Dès qu'il apprend que son adversaire a battu en retraite, il décide
de le suivre et fait prendre position à son armée dans le village
de Bondues, à mi-chemin entre Lille et Courtrai. Le comte de Flandre
est là, tout près, sur l'autre rive de la petite rivière
qui sépare les deux camps. Pour emporter la décision, il ne faut
pas tarder à entrer en action. Mais une pluie continue et très
dense s'abat sur le pays, transformant la terre en un bourbier d'où les
forces françaises, postées dans un endroit marécageux,
ne peuvent bientôt plus s'extirper. Elles sont comme enlisées.
Au point que trente chevaux suffisent à peine pour déplacer et
traîner un tonneau de vin! Les fantassins pataugent dans la boue et sont
incapables de riposter aux multiples opérations de harcèlement
des Flamands. Le roi se rend compte que son armée est en danger : le
ravitaillement devient pratiquement impossible, si bien que la famine menace
et, par leur immobilisme, les troupes sont dangereusement exposées.

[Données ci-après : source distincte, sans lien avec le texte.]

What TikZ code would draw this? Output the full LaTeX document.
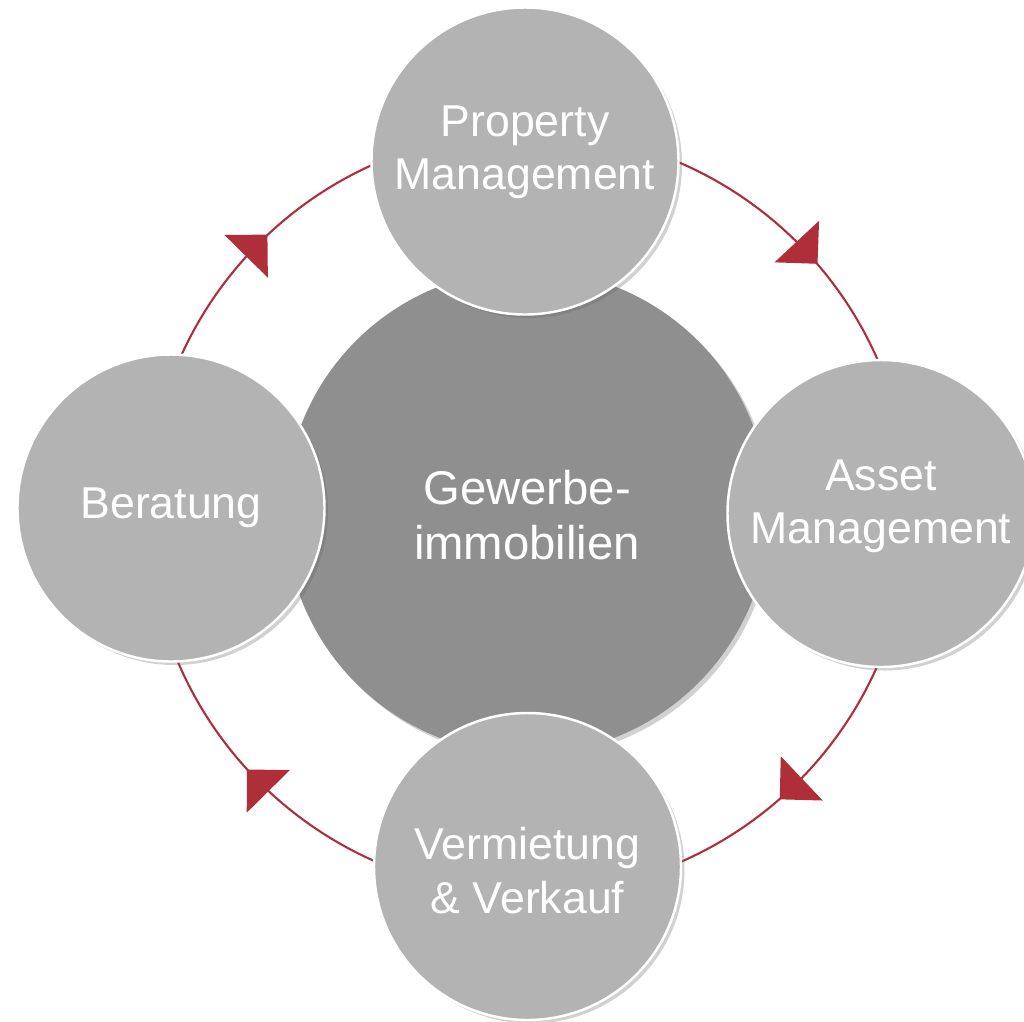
\documentclass[tikz,border=0pt]{standalone}
\usepackage{fontspec}
\setmainfont{Liberation Sans}
\usepackage{xcolor}
\usetikzlibrary{shadows}

\definecolor{ringred}{HTML}{AE2F3A}
\definecolor{outergray}{HTML}{B3B3B3}
\definecolor{coregray}{HTML}{8F8F8F}

\tikzset{
  softshadow/.style={drop shadow={shadow xshift=0.035cm, shadow yshift=-0.035cm, opacity=0.3, fill=black!60}},
  outer/.style={circle, fill=outergray, draw=white, line width=0.7pt, minimum size=3.07cm, inner sep=0pt, softshadow},
  core/.style={circle, fill=coregray, minimum size=4.84cm, inner sep=0pt, softshadow},
  lbl/.style={text=white, align=center, inner sep=0pt, font=\fontsize{12.7}{15.1}\selectfont},
  corelbl/.style={lbl, font=\fontsize{13.45}{15.65}\selectfont},
  ring/.style={draw=ringred, line width=0.6pt},
  tipfill/.style={fill=ringred}
}

\begin{document}
\begin{tikzpicture}
\useasboundingbox (0,0) rectangle (10.24,-10.21);
\coordinate (mid) at (5.285,-5.125);

% ring and arrow heads
\draw[ring] (mid) circle (3.81);
\foreach \a in {135.5,43,-46.5,-135.3}{
  \begin{scope}[shift={(mid)}, shift={(\a:3.81)}, rotate=\a-90]
    \fill[tipfill] (0.152,0) -- (-0.152,0.305) -- (-0.152,-0.305) -- cycle;
  \end{scope}
}

% centre
\node[core] (core) at (5.27,-5.12) {};
\node[corelbl] (coretext) at ([yshift=-0.03cm]core) {Gewerbe-\\immobilien};

% outer circles
\node[outer] (pm) at (5.25,-1.61) {};
\node[lbl] (pmtext) at ([yshift=0.085cm]pm) {Property\\Management};

\node[outer] (asset) at (8.81,-5.135) {};
\node[lbl] (assettext) at ([yshift=0.07cm]asset) {Asset\\Management};

\node[outer] (sale) at (5.275,-8.665) {};
\node[lbl] (saletext) at ([yshift=-0.04cm]sale) {Vermietung\\\& Verkauf};

\node[outer] (advice) at (1.71,-5.08) {};
\node[lbl] (advicetext) at (advice) {Beratung};
\end{tikzpicture}
\end{document}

A son grand dépit, Louis X se résout à
ordonner la retraite. Les bagages sont faits tristement, puis chacun essaie
de se débrouiller pour s'extraire le plus vite possible du piège
de cette gangue boueuse. Certains tentent de remonter à cheval, mais,
désarçonnés, sont incapables de se relever. Les premiers
à partir n'attendent pas les retardataires, trop pressés de quitter
ce lieu maudit. Les soldats français lèvent le camp durant la
nuit, brûlant les tentes et les bagages qu'ils ne peuvent pas emporter.
De retour à Paris, ils font piteuse figure, "dolents
et courroucés, mouillés et crottés", rapporte
la Chronique de Saint Denis.
Cette malheureuse aventure nuit considérablement
à la réputation de Louis X. Certes Philippe le Bel était
connu pour sa dureté; mais il savait éviter l'affrontement armé
et conduire d'habiles négociations. Son successeur est considéré
comme n'ayant hérité d'aucune de ses qualités : non seulement
il a subi un humiliant échec militaire, mais il n'a pas tenté
de régler le litige en ouvrant des pourparlers. Il n'aura le temps ni
de redorer son blason ni de prendre sa revanche : il mourra le 4 juin 1316.
A la suite des problèmes soulevés par sa succession, les hostilités
seront quelque temps suspendues.
De leur côté, les Flamands
sont épuisés par une guerre qui dure depuis plus de vingt ans.
Mais ils ne souhaitent pas que le comte Robert de Béthune cède
sur les trois villes litigieuses (Lille, Douai, Orchies), tout en lui reprochant
son imprudence et son manque d'habileté diplomatique : "Nous
n'aurions pas été si maladroits que de nous fier aux promesses
du roi et de ses conseillers, disaient les bourgeois. Il
n'y a que les Grands qui se laissent ainsi circonvenir et cajoler".